Imagine Illinois passed a law impairing its obligations to state pension plan participants. That law would doubtless be challenged in state court, and even assuming the Illinois Supreme Court upheld it, things could get interesting.

Long ago the Illinois Supreme Court ruled that state pension obligations are contractual and furthermore, despite actuarial underfunding already developing, that plan participants have no legal recourse until and unless Illinois actually fails to deliver a required payment to some individual participant. This has permitted Illinois to kick the can down the road for 40 years.

The U. S. Constitution contains two pertinent items. The Supremacy Clause (Article 6, Clause 2) states: “This Constitution shall be the supreme Law of the Land; and the Judges in every State shall be bound thereby.” The Contracts Clause (Article 1, Section 10, Clause 1) states: “No State shall pass any Law impairing the Obligation of Contracts” A federal court could, under the Supremacy Clause, hear an appeal to the law and then evaluate its conformity to the Contracts Clause.

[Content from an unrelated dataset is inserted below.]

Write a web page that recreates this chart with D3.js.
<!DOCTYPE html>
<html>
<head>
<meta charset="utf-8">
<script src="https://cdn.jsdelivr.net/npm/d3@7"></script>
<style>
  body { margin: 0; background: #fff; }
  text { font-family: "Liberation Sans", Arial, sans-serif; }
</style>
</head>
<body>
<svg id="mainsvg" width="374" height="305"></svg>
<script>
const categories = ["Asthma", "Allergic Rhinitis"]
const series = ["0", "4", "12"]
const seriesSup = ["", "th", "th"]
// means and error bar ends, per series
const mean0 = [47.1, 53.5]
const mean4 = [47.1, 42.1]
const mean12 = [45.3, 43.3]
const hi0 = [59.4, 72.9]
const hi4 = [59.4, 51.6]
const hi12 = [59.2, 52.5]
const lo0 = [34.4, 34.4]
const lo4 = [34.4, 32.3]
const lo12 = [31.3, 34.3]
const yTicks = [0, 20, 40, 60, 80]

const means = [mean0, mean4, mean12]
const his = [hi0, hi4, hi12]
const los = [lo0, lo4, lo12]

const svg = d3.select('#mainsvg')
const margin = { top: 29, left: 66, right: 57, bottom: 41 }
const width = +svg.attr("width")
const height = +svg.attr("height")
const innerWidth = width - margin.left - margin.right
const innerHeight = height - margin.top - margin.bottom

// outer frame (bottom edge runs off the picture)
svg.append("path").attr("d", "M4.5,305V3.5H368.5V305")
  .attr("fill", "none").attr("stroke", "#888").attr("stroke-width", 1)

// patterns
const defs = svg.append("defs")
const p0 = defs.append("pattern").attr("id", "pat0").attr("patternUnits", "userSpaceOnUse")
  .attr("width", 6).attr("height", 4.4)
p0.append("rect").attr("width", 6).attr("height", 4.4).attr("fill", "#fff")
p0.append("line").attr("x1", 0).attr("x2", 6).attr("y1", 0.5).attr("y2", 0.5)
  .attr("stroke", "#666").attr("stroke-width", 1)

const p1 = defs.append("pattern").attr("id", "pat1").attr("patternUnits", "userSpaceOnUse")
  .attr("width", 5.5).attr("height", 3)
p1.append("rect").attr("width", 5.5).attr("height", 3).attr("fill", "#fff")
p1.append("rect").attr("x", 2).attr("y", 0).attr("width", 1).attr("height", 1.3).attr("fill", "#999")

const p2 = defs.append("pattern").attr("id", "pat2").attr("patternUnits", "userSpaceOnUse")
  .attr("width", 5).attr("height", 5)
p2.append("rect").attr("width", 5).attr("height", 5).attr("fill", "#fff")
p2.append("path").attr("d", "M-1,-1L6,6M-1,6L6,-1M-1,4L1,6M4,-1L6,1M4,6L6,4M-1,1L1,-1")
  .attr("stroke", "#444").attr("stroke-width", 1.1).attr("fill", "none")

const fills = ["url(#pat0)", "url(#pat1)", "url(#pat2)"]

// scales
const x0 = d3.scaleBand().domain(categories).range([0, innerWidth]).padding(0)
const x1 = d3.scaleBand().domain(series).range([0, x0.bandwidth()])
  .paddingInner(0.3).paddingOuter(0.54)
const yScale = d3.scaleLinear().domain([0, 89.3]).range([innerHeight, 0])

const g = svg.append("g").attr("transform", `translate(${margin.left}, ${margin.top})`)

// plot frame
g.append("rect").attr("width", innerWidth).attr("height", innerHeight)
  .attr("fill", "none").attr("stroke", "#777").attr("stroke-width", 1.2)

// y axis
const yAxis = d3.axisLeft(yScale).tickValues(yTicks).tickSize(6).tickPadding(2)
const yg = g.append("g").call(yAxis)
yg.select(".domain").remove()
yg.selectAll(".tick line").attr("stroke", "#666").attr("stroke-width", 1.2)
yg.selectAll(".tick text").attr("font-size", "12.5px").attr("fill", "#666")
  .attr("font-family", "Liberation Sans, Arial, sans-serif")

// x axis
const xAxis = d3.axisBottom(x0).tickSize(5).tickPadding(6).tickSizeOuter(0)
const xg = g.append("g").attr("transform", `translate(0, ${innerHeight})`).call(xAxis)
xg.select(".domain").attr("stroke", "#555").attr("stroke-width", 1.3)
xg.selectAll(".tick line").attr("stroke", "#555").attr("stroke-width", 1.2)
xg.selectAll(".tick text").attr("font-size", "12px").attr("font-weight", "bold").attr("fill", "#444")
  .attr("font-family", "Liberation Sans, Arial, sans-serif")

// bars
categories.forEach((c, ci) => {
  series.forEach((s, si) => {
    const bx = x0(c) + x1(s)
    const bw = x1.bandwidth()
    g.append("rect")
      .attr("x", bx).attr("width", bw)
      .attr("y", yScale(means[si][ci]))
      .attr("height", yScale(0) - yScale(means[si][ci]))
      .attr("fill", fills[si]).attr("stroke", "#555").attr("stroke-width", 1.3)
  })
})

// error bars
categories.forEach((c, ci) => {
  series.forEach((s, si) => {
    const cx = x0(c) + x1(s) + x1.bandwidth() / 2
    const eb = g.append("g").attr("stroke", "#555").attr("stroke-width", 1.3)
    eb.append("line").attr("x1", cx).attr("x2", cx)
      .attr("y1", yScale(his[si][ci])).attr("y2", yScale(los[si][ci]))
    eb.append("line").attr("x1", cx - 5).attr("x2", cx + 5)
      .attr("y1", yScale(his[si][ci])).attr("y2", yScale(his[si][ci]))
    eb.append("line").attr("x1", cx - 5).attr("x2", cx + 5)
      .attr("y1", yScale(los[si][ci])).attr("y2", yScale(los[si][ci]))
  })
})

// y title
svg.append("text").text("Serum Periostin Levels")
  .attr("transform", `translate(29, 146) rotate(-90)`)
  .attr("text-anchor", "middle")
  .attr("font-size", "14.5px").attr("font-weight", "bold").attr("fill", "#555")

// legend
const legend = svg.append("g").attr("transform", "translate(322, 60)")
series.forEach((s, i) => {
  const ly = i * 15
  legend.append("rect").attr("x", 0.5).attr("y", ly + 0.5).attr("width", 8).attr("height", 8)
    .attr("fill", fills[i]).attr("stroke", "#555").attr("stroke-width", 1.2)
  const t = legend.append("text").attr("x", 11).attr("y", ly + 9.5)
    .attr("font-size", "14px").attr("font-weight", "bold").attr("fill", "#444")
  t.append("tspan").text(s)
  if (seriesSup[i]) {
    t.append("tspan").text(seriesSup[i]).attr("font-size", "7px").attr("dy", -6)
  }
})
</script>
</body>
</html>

Since the state is one party to the contracts at issue, a past U.S. Supreme Court ruling requires a higher level of scrutiny to any modifications of those contracts. Denial of petitioners at any step in this scenario would appear subject to appeal, with potential temporary stays blocking implementation, all the way up to the U. S. Supreme Court.

Thus, Springfield could end up back at square one, with significant time lost, by their embarrassing, increasingly desperate scramble for a cheap, barely legitimate pension “fix.”